The Avenue of Sphinxes

Thus, in 1851, Mariette made his celebrated discovery of avenue of sphinxes and eventually the subterranean tomb-temple complex of catacombs with their spectacular sarcophagi of the Apis bulls. At November 12, he was able to enter the complex, finding thousands of statues, bronze tablets and other treasures, but only one intact sarcophagus. He also found the virtually intact tomb of Prince Khaemweset, Ramesses II‘s son.[7]

Accused of theft and destruction by rival diggers and by the Egyptian authorities, Auguste Mariette began to rebury his finds in the desert to keep them from these competitors. Instead of manuscripts, official French funds were now advanced for the prosecution of his researches, and he remained in Egypt for four years, excavating, discovering — and despatching archaeological treasures to the Louvre. Upon his return to France, Mariette was promoted to the post of curator at the Louvre. But, Mariette became dissatisfied with a purely academic role after his discoveries at Saqqara.[3]

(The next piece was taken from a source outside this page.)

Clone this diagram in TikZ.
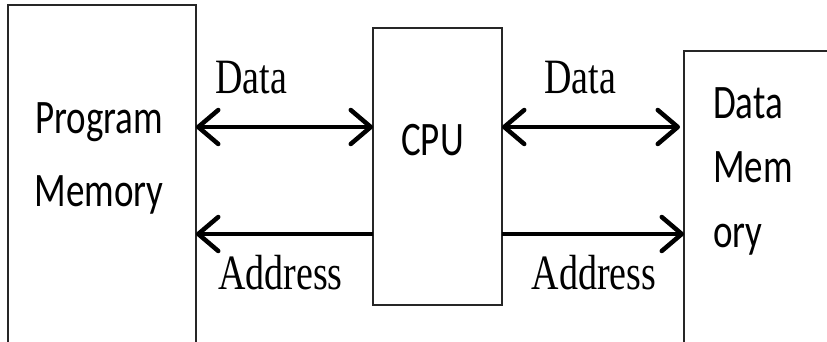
\documentclass[tikz,border=0pt]{standalone}
\usepackage{fontspec}
\setmainfont{Liberation Serif}
\newfontfamily\boxfont{Carlito}
\usetikzlibrary{arrows.meta,graphs}

\begin{document}
\begin{tikzpicture}[x=1pt,y=1pt,
		block/.style={rectangle, draw=black!85, line width=1.3pt, inner sep=0pt},
		blocktext/.style={font=\boxfont\fontsize{37}{56}\selectfont, inner sep=0pt, yscale=1.3},
		buslabel/.style={font=\fontsize{38}{46}\selectfont, inner sep=0pt, anchor=base, yscale=1.3},
		bus/.style={line width=4.5pt, >={Straight Barb[length=20pt,width=34pt,round]}}]
		\clip (0,0) rectangle (827,341);
		\node (pm) at (102,166) [block, minimum width=188pt, minimum height=340pt] {};
		\node (cpu) at (437.5,174.5) [block, minimum width=129pt, minimum height=277pt] {};
		\node (dm) at (762,143) [block, minimum width=156pt, minimum height=294pt] {};
		\node (pm_t) at (99,135) [blocktext, align=center, anchor=base] {Program\\Memory};
		\node (cpu_t) at (432.5,186) [blocktext, anchor=base] {CPU};
		\node (dm_t) at (713,94) [blocktext, font=\boxfont\fontsize{37}{49.6}\selectfont, align=left, anchor=base west] {Data\\Mem\\ory};
		\node (d_1) at (251,248) [buslabel] {Data}; % bus labels
		\node (a_1) at (280.5,52) [buslabel] {Address};
		\node (d_2) at (580,248) [buslabel] {Data};
		\node (a_2) at (594,52) [buslabel] {Address};
		\coordinate (pm_d) at (196,214);
		\coordinate (pm_a) at (196,107);
		\coordinate (cpu_dl) at (373,214);
		\coordinate (cpu_al) at (373,107);
		\coordinate (cpu_dr) at (502,214);
		\coordinate (cpu_ar) at (502,107);
		\coordinate (dm_d) at (680,214);
		\coordinate (dm_a) at (684,107);
		
		\graph [edges={bus}] {
			(pm_d) <-> (cpu_dl);
			(cpu_al) -> (pm_a);
			(cpu_dr) <-> (dm_d);
			(cpu_ar) -> (dm_a);
		};
	\end{tikzpicture}
\end{document}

The Sphinx with Auguste Mariette (seated, far left) during the visit of Pedro II of Brazil to the Giza Necropolis at the end of 1871.

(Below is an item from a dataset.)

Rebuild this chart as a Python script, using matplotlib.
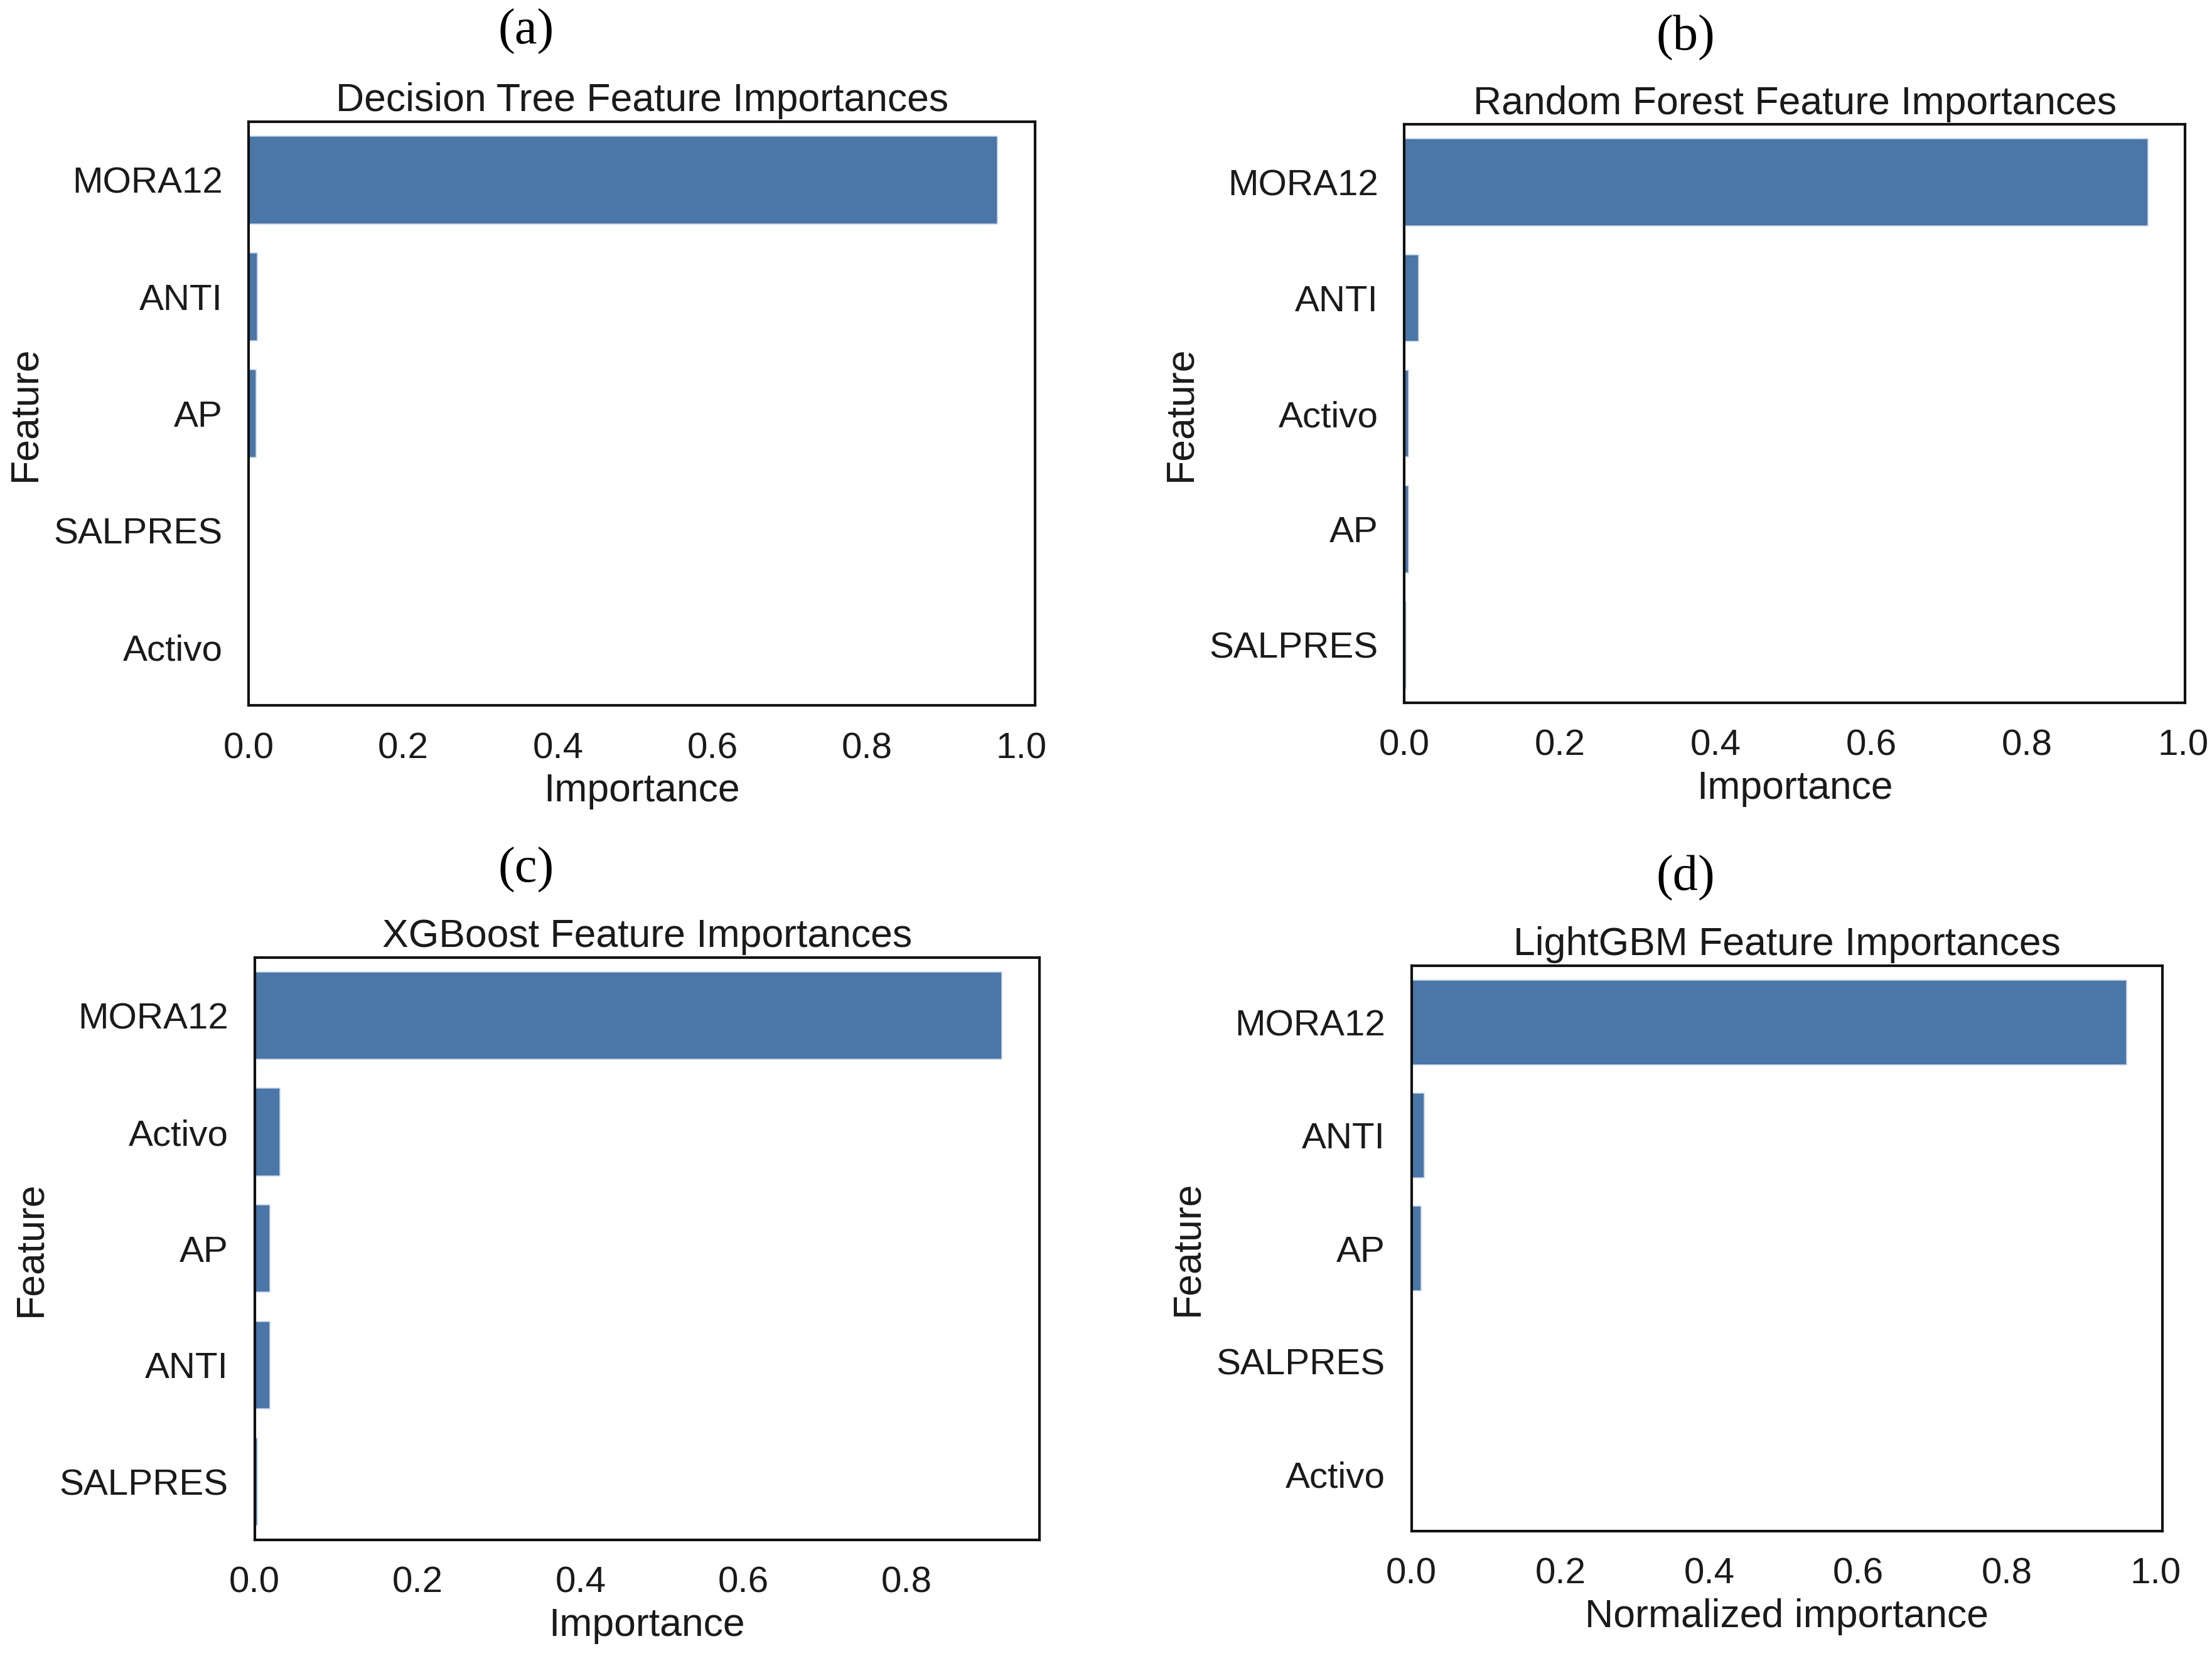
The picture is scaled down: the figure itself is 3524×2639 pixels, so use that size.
import numpy as np
import matplotlib
matplotlib.use("Agg")
import matplotlib.pyplot as plt
from matplotlib.ticker import MultipleLocator

# ─────────────────────────────────────────────
# DATA
# ─────────────────────────────────────────────

dt_features = ["MORA12", "ANTI", "AP", "SALPRES", "Activo"]
dt_values = [0.969, 0.011, 0.009, 0.0, 0.0]

rf_features = ["MORA12", "ANTI", "Activo", "AP", "SALPRES"]
rf_values = [0.955, 0.018, 0.005, 0.005, 0.002]

xgb_features = ["MORA12", "Activo", "AP", "ANTI", "SALPRES"]
xgb_values = [0.917, 0.031, 0.019, 0.019, 0.003]

lgbm_features = ["MORA12", "ANTI", "AP", "SALPRES", "Activo"]
lgbm_values = [0.961, 0.017, 0.013, 0.0, 0.0]

titles = [
    "Decision Tree Feature Importances",
    "Random Forest Feature Importances",
    "XGBoost Feature Importances",
    "LightGBM Feature Importances",
]
xlabels = ["Importance", "Importance", "Importance", "Normalized importance"]
panel_tags = ["(a)", "(b)", "(c)", "(d)"]

# ─────────────────────────────────────────────
# STYLE / LAYOUT
# ─────────────────────────────────────────────

BAR_COLOR = "#4a76a8"
TEXT_COLOR = "#1a1a1a"
FONT = ["Liberation Sans", "DejaVu Sans"]
TICK_FS = 21
LABEL_FS = 22.5

plt.rcParams["font.family"] = FONT
plt.rcParams["text.color"] = TEXT_COLOR
plt.rcParams["axes.labelcolor"] = TEXT_COLOR
plt.rcParams["xtick.color"] = TEXT_COLOR
plt.rcParams["ytick.color"] = TEXT_COLOR

# axes rectangles in figure fractions [left, bottom, width, height]
AX_RECTS = [
    [0.1125, 0.5739, 0.3554, 0.3527],
    [0.6349, 0.5756, 0.3529, 0.3493],
    [0.1151, 0.0701, 0.3548, 0.3518],
    [0.6381, 0.0754, 0.3395, 0.3414],
]
# panel tag centres in figure fractions
TAG_POS = [(0.2379, 0.981), (0.7621, 0.977), (0.2379, 0.4748), (0.7621, 0.4697)]

fig = plt.figure(figsize=(17.62, 13.195), dpi=200)
fig.patch.set_facecolor("white")

panels = [
    (dt_features, dt_values),
    (rf_features, rf_values),
    (xgb_features, xgb_values),
    (lgbm_features, lgbm_values),
]

for i, (feats, vals) in enumerate(panels):
    ax = fig.add_axes(AX_RECTS[i])
    y = np.arange(len(feats))
    ax.barh(y, vals, height=0.75, color=BAR_COLOR, edgecolor="#c9d6e8", linewidth=0.6)
    ax.set_yticks(y)
    ax.set_yticklabels(feats)
    ax.set_ylim(len(feats) - 0.5, -0.5)
    ax.set_xlim(0, max(vals) * 1.05)
    ax.xaxis.set_major_locator(MultipleLocator(0.2))

    ax.tick_params(axis="both", length=0, labelsize=TICK_FS)
    ax.tick_params(axis="y", pad=15)
    ax.tick_params(axis="x", pad=15)

    for sp in ax.spines.values():
        sp.set_color("#111111")
        sp.set_linewidth(1.5)

    ax.set_title(titles[i], fontsize=LABEL_FS, pad=6)
    ax.set_xlabel(xlabels[i], fontsize=LABEL_FS, labelpad=4)
    ax.set_ylabel("Feature", fontsize=LABEL_FS, labelpad=6)

    fig.text(TAG_POS[i][0], TAG_POS[i][1], panel_tags[i],
             ha="center", va="center", fontsize=29, family="Liberation Serif",
             color="black")

fig.savefig("out.png", dpi=200, facecolor="white")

The Sphinx with Auguste Mariette (seated, far left) during the visit of Pedro II of Brazil to the Giza Necropolis at the end of 1871.

Conservator of Monuments

Accepting the position of conservator of monuments from the Egyptian government, Mariette in 1858 settled in Egypt, where he remained for the rest of his life. He eliminated unauthorized excavation, thereby securing a virtual monopoly on archaeological investigation, and he restricted the sale and export of antiquities in order to preserve new discoveries for the Egyptian nation. In 1859 Mariette succeeded in persuading the Ottoman viceroy of Egypt to establish a museum at Būlāq, near Cairo, to house what became the world’s foremost repository of Egyptian antiquities, the Egyptian Museum.[2] In 1860, he set up 35 new dig sites, whilst attempting to conserve already-dug sites. This was aided by the fact that no rivals were permitted to dig in Egypt, a fact that raised much protest among the British and Germans.[3] Among many other discoveries and findings, Mariette also cleared the sands around the famous Sphinx down to the bare rock, and in the process discovered the famous granite and alabaster monument, the “Temple of the Sphinx“.

Later Life

In 1869, at the request of the Khedive, Mariette wrote a brief plot for an opera, which was later revised into the scenario by Camille du Locle. The plot was later developed by Giuseppe Verdi [5], who adopted it as a subject for his opera Aida. For this production, Auguste Mariette and du Locle oversaw the scenery and costumes, which were intended to be inspired by the art of ancient Egypt. Aida was to be premièred to mark the opening of the Suez Canal, but was delayed until 1871.[3,9] Mariette was raised successively to the rank of bey and pasha, and European honors and orders were bestowed on him. Mariette died in Cairo 0n January 18, 1881, at age 59, and was interred in a sarcophagus in the courtyard of the Cairo Museum.  Overall, Auguste Mariette had excavated 300 tombs in Saqqarah and Giza, cleared many sites in Egypt and Nubia, and found about 15,000 objects. His last work was published after his death under the control of Gaston Maspero, Mastabas of the Old Empire.